In greenhouses and other sites where plants are grown under hot and dry conditions, spider mites can become a problem. Spider mites are tiny - smaller than the period at the end of this sentence. In large numbers, spider mites are usually revealed by their communal webs which look tike tiny spider webs. If webs are present, look carefully for the mites, which (to the unaided eye) may resemble tiny brownish-red aphids. Small infestations can sometimes be dealt with by drenching the plant with water (a stream of water will often flush these pests from the plant): this process should be repeated every few days over about a two week period.
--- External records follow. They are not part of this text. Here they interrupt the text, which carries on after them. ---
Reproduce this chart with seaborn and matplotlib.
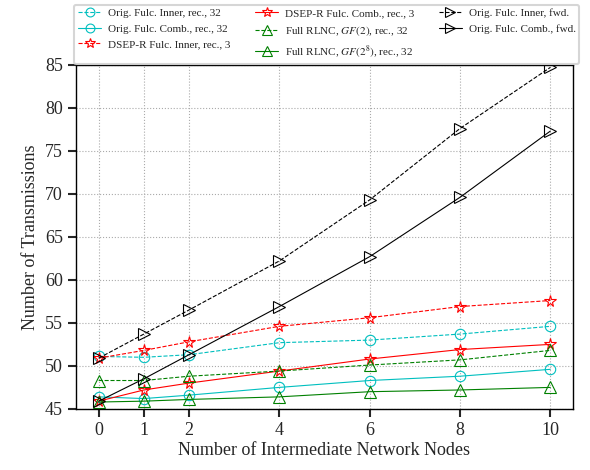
import matplotlib
matplotlib.use("Agg")
import matplotlib.pyplot as plt
import seaborn as sns
import numpy as np

sns.set_style("white")
plt.rcParams['font.family'] = ['Liberation Serif', 'DejaVu Serif']
plt.rcParams['mathtext.fontset'] = 'stix'

nodes = [0, 1, 2, 4, 6, 8, 10]
orig_inner_rec = [51.1, 51.0, 51.3, 52.7, 53.0, 53.7, 54.6]
orig_comb_rec = [46.4, 46.2, 46.6, 47.5, 48.3, 48.8, 49.6]
dsep_inner_rec = [50.9, 51.8, 52.8, 54.6, 55.6, 56.9, 57.6]
dsep_comb_rec = [45.9, 47.2, 48.0, 49.4, 50.8, 51.9, 52.5]
rlnc_gf2 = [48.3, 48.3, 48.8, 49.4, 50.1, 50.7, 51.8]
rlnc_gf256 = [45.8, 45.9, 46.1, 46.4, 47.0, 47.2, 47.5]
orig_inner_fwd = [50.9, 53.7, 56.5, 62.2, 69.3, 77.6, 84.7]
orig_comb_fwd = [45.9, 48.5, 51.3, 56.9, 62.7, 69.6, 77.3]

labels = ["Orig. Fulc. Inner, rec., 32", "Orig. Fulc. Comb., rec., 32",
          "DSEP-R Fulc. Inner, rec., 3", "DSEP-R Fulc. Comb., rec., 3",
          r"Full RLNC, $GF(2)$, rec., 32", r"Full RLNC, $GF(2^8)$, rec., 32",
          "Orig. Fulc. Inner, fwd.", "Orig. Fulc. Comb., fwd."]
series = [orig_inner_rec, orig_comb_rec, dsep_inner_rec, dsep_comb_rec,
          rlnc_gf2, rlnc_gf256, orig_inner_fwd, orig_comb_fwd]
colors = ['#00BFBF', '#00BFBF', 'red', 'red', 'green', 'green', 'black', 'black']
styles = ['--', '-', '--', '-', '--', '-', '--', '-']
markers = ['o', 'o', '*', '*', '^', '^', '>', '>']
msizes = [7.5, 7.5, 8.5, 8.5, 8, 8, 8, 8]

fig = plt.figure(figsize=(5.9, 4.7), dpi=100)
ax = fig.add_axes([0.129, 0.130, 0.842, 0.732])

handles = []
for y, lab, c, ls, m, ms in zip(series, labels, colors, styles, markers, msizes):
    sns.lineplot(x=nodes, y=y, ax=ax, color=c, linestyle=ls, marker=m,
                 markersize=ms, markerfacecolor='none', markeredgecolor=c,
                 markeredgewidth=0.8, linewidth=0.8, label=lab, legend=False)
    handles.append(ax.lines[-1])

ax.set_xlim(-0.5, 10.5)
ax.set_ylim(45, 85)
ax.set_xticks(nodes)
ax.set_yticks(np.arange(45, 86, 5))
ax.grid(True, color='#aaaaaa', linestyle=':', linewidth=0.8)
ax.tick_params(axis='both', direction='out', length=6, width=1.5, labelsize=13, left=True, bottom=True)
for s in ax.spines.values():
    s.set_color('black')
    s.set_linewidth(1.0)
ax.set_xlabel("Number of Intermediate Network Nodes", fontsize=13, labelpad=2)
ax.set_ylabel("Number of Transmissions", fontsize=13, labelpad=4)

leg = fig.legend(handles, labels, loc='upper left', bbox_to_anchor=(0.122, 0.995),
                 ncol=3, fontsize=8, frameon=True, handlelength=2.1,
                 columnspacing=2.2, labelspacing=0.5, borderpad=0.35, handletextpad=0.6,
                 borderaxespad=0.2, markerscale=0.85)
leg.get_frame().set_edgecolor('#cccccc')
leg.get_frame().set_linewidth(1.5)

fig.savefig("out.png", dpi=100)
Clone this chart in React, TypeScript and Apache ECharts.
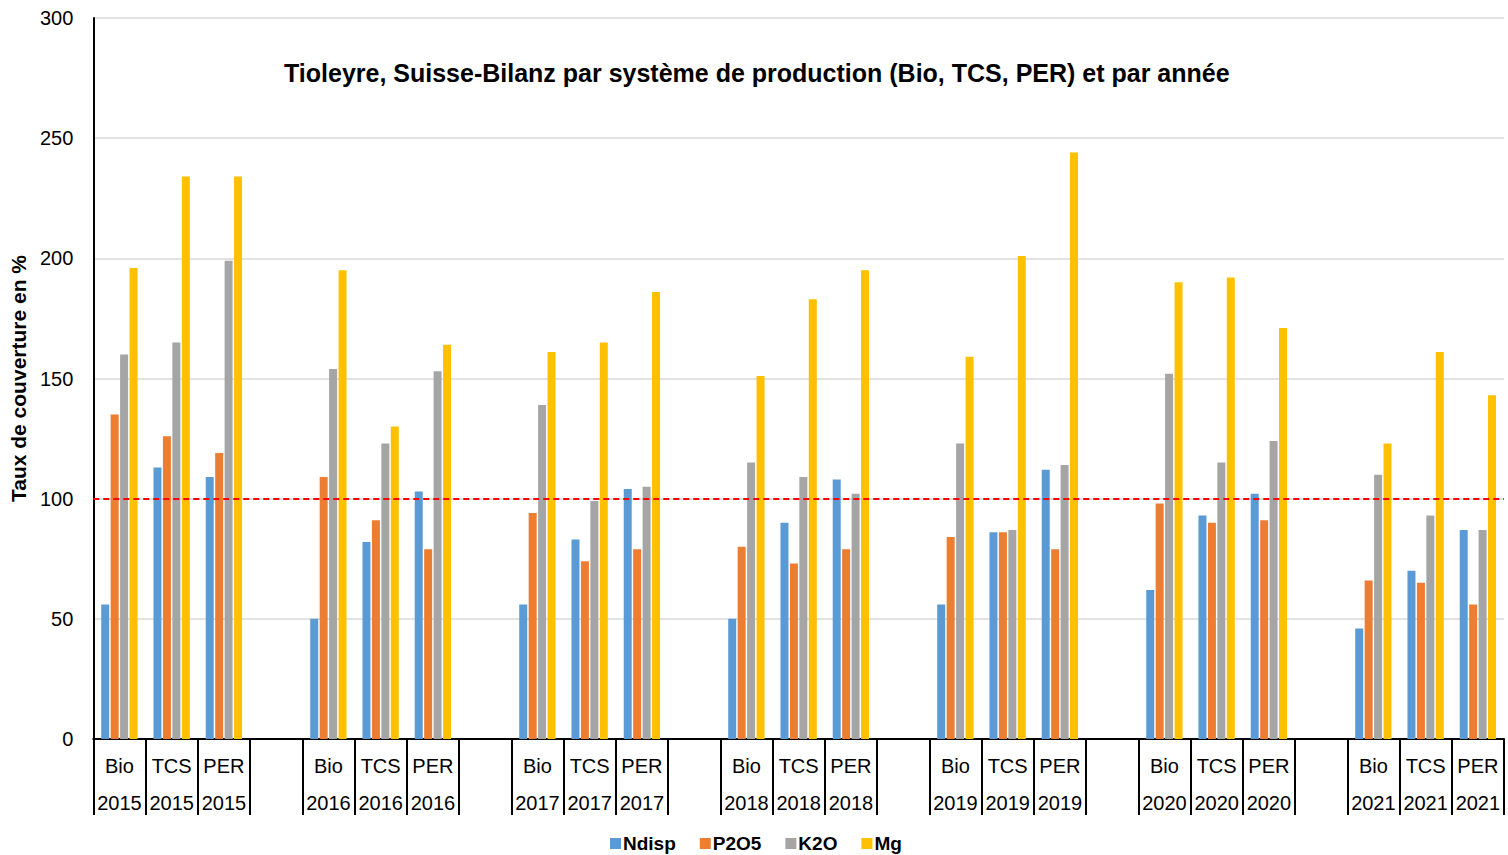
import React, { useEffect, useRef } from "react";
import * as echarts from "echarts";

const years = ["2015", "2016", "2017", "2018", "2019", "2020", "2021"];
const systems = ["Bio", "TCS", "PER"];

// values per year, in order Bio, TCS, PER
const ndisp = [
  [56, 113, 109],
  [50, 82, 103],
  [56, 83, 104],
  [50, 90, 108],
  [56, 86, 112],
  [62, 93, 102],
  [46, 70, 87],
];
const p2o5 = [
  [135, 126, 119],
  [109, 91, 79],
  [94, 74, 79],
  [80, 73, 79],
  [84, 86, 79],
  [98, 90, 91],
  [66, 65, 56],
];
const k2o = [
  [160, 165, 199],
  [154, 123, 153],
  [139, 99, 105],
  [115, 109, 102],
  [123, 87, 114],
  [152, 115, 124],
  [110, 93, 87],
];
const mg = [
  [196, 234, 234],
  [195, 130, 164],
  [161, 165, 186],
  [151, 183, 195],
  [159, 201, 244],
  [190, 192, 171],
  [123, 161, 143],
];

const seriesNames = ["Ndisp", "P2O5", "K2O", "Mg"];
const colors = ["#5b9bd5", "#ed7d31", "#a5a5a5", "#ffc000"];

function buildCategories(): string[] {
  const cats: string[] = [];
  years.forEach((y, i) => {
    systems.forEach((s) => cats.push(s + "\n" + y));
    if (i < years.length - 1) cats.push("");
  });
  return cats;
}

function flatten(vals: number[][]): (number | string)[] {
  const out: (number | string)[] = [];
  vals.forEach((row, i) => {
    row.forEach((v) => out.push(v));
    if (i < vals.length - 1) out.push("-");
  });
  return out;
}

export default function App() {
  const ref = useRef<HTMLDivElement>(null);
  useEffect(() => {
    if (!ref.current) return;
    const chart = echarts.init(ref.current, undefined, { renderer: "svg" });
    const font = "Liberation Sans, Arial, sans-serif";
    const all = [ndisp, p2o5, k2o, mg];
    chart.setOption({
      animation: false,
      backgroundColor: "#ffffff",
      title: {
        text: "Tioleyre, Suisse-Bilanz par système de production (Bio, TCS, PER) et par année",
        left: 279,
        top: 55,
        textStyle: { fontFamily: font, fontSize: 25, fontWeight: "bold", color: "#000" },
      },
      legend: {
        left: 610,
        top: 834,
        padding: 0,
        itemWidth: 11,
        itemHeight: 11,
        itemGap: 24,
        icon: "rect",
        textStyle: {
          fontFamily: font,
          fontSize: 19,
          lineHeight: 18,
          fontWeight: "bold",
          color: "#000",
          padding: [0, 0, 0, -3],
        },
        data: seriesNames,
      },
      grid: { left: 92, right: 4, top: 18, bottom: 116 },
      xAxis: {
        type: "category",
        data: buildCategories(),
        axisLine: { lineStyle: { color: "#000", width: 2 } },
        axisTick: { show: true, interval: 0, length: 76, lineStyle: { color: "#000", width: 2 } },
        axisLabel: {
          interval: 0,
          margin: 8,
          lineHeight: 37,
          fontFamily: font,
          fontSize: 20,
          color: "#000",
        },
      },
      yAxis: {
        type: "value",
        min: 0,
        max: 300,
        interval: 50,
        name: "Taux de couverture en %",
        nameLocation: "middle",
        nameGap: 60,
        nameTextStyle: { fontFamily: font, fontSize: 21, fontWeight: "bold", color: "#000" },
        axisLine: { show: true, lineStyle: { color: "#000", width: 2 } },
        axisTick: { show: false },
        axisLabel: { margin: 20, fontFamily: font, fontSize: 20, color: "#000" },
        splitLine: { lineStyle: { color: "#d9d9d9", width: 1.5 } },
      },
      series: seriesNames.map((name, i) => ({
        name,
        type: "bar",
        data: flatten(all[i]),
        barWidth: 8,
        barGap: "18%",
        itemStyle: { color: colors[i] },
        ...(i === 3
          ? {
              markLine: {
                silent: true,
                symbol: "none",
                label: { show: false },
                lineStyle: { color: "#ff0000", type: [6, 4], width: 2 },
                data: [{ yAxis: 100 }],
              },
            }
          : {}),
      })),
    });
    return () => chart.dispose();
  }, []);
  return (
    <div
      ref={ref}
      style={{ position: "fixed", left: 0, top: 0, width: 1508, height: 855 }}
    />
  );
}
Mealy bugs and scale insects are pests which are difficult to eradicate once they have become a nuisance. Mealy bugs are slightly larger than the size of an aphid, and are typically of a grey to white coloration. Many individuals produce a waxy coating which may give them a whitish appearance, and some may produce such an abundance of fluffy wax that they look like tiny tufts of cotton. Mealy bugs usually occur in groups in the tight recesses of succulents, and are not always readily apparent - a few species live underground, and tap the roots of succulents, drinking the nutrient rich sap which flows in their tissues. It is therefore important to carefully inspect the roots of succulents whenever repotting. The most effective control of mealy bugs in small infestations is to seek them out and crush them - the more squeamish growers may prefer to dab these insects with a fine artists brush soaked in a solution of rubbing alcohol. There are some insecticides which may be effective against these pests, but - with the exception of Safers Soap, most of these products can be hazardous, and are not generally recommended for use in the home.
Scale insects may look like tiny grey or brownish blisters. I tend to think of scale as an insect take on the design of the limpet; the insect hides beneath a low conical "shell", and frankly, do not look much like an insect at all. Control of scale is similar to the control of mealy bugs, but because these pests may be a bit more cryptic than mealy bugs, they may be present in huge numbers before their presence is even detected. In all cases, large infestations of any of these pests may require stronger measures - use a pesticide designed for the control of the specific pest. Not all pesticides are suitable for use on succulents - some products may cause discoloration and scorching of plants, so it is generally recommended that a test be made either on a small (replaceable) plant, on a small portion of a larger plant. If no problems are evident after several days - it is probably safe to treat the entire plant. Always read and follow all instructions carefully - all pesticides are potentially hazardous, and all tend to be hazardous to a variety of other species, including beneficial insects, aquatic life, and birds and other wildlife. Treat all pesticides with respect.
As a rule, healthy plants which are actively growing tend to be fairly resistant to insect infestations, so the presence of insects may possibly indicate that the plants may be weakened due to some other cause: once the pests have been dealt with, a change in growing conditions may be indicated.